10. Practice mindfulness.

Here’s one that can have major implications on your entire life and overall happiness. Many people, including highly successful ones (such as Oprah Winfrey), swear by daily mindfulness practices. 

In a controlled trial of a Mindfulness-Based Intervention conducted in a public hospital in Spain, staff could take part in a program that consisted of 150-minute sessions. The study found that work engagement, happiness and performance were boosted among individuals who participated compared with those in the control group.

Of course, not everyone has this amount of time to commit to mindfulness practices. But even just 10 minutes a day of mindfulness meditation or related activities could have a real impact on your work life and overall contentment.

11. Take breaks.

Perhaps it sounds counterintuitive, but taking breaks during the workday — real breaks — can increase your energy. It can also decrease the likelihood of expressing burnout in the long term.

YoungAh Park and colleagues conducted a study on telemarketers working at call centers in Korea, in which they introduced short microbreaks that fell into different categories — relaxation (e.g. stretching or daydreaming), social (chatting with colleagues or texting) or nutritional (eating or drinking). 

According to the results of the study, which was published in the Journal of Applied Psychology, the researchers found that the relaxation and social break of just a few minutes resulted in a mood boost.
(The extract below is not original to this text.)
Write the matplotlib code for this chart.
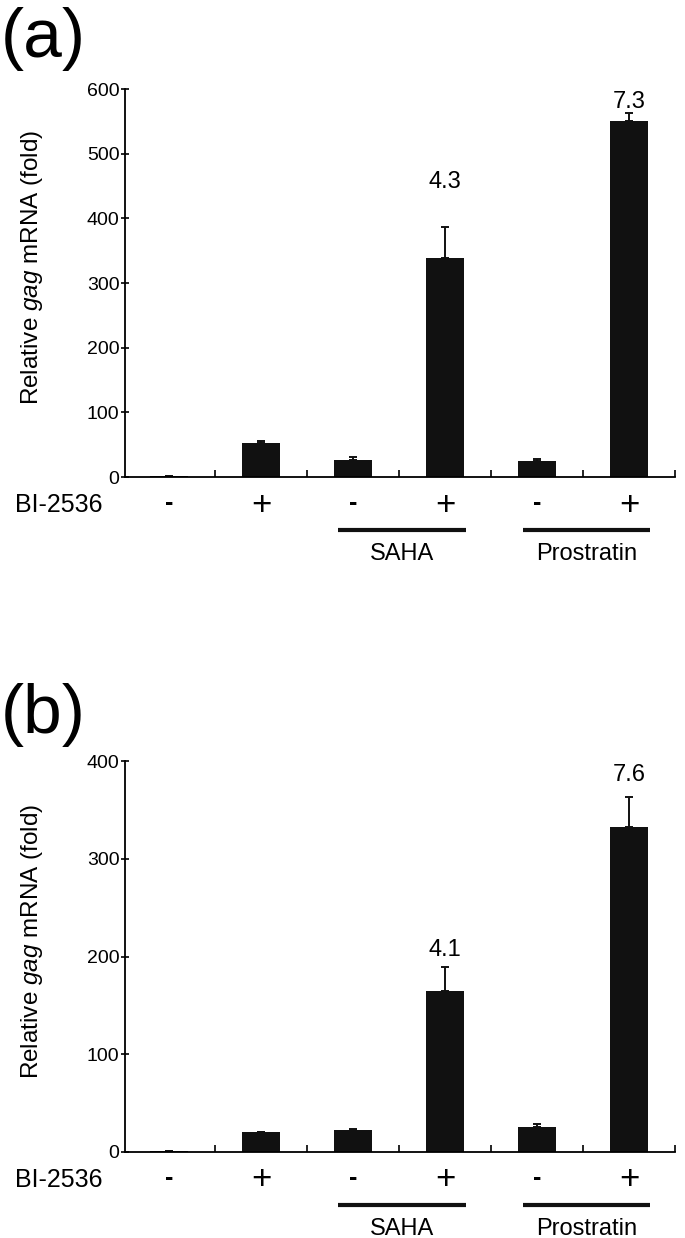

This also translated into better sales performance among those who were already less engaged at work.

12. Rethink stress.

“Many companies offer training on how to mitigate stress, focusing on its negative health effects,” André Spicer and Carl Cederström write in the Harvard Business Review. “The problem is, people then get stressed out about being stressed out.”

But what if we reconsidered the entire concept of stress? According to Spicer and Cederström, stress has an upside. In one study conducted at UBS during the banking crisis, they asked managers to watch one of two videos. The first presented stress as debilitating to performance, while the second showed how stress can enhance the human brain and body. After six weeks, those who watched the second video scored higher on the Stress Mindset Scale and ultimately saw a reduction in health problems, along with an increase in happiness at work.

“Stress is not just an obstacle to growth; it can be the fuel for it,” the authors conclude.

So, what if we reframed stress? Since we all experience it at work sometimes, this could be a good way to improve our outlook. The authors suggest making a list of stresses you’re experiencing and categorizing them according to what you can control and what you can’t. They advise choosing one stressor you can control and determining one small step you can take to reduce it — which, they say, will ultimately “nudge your brain back to a positive — and productive — mindset.”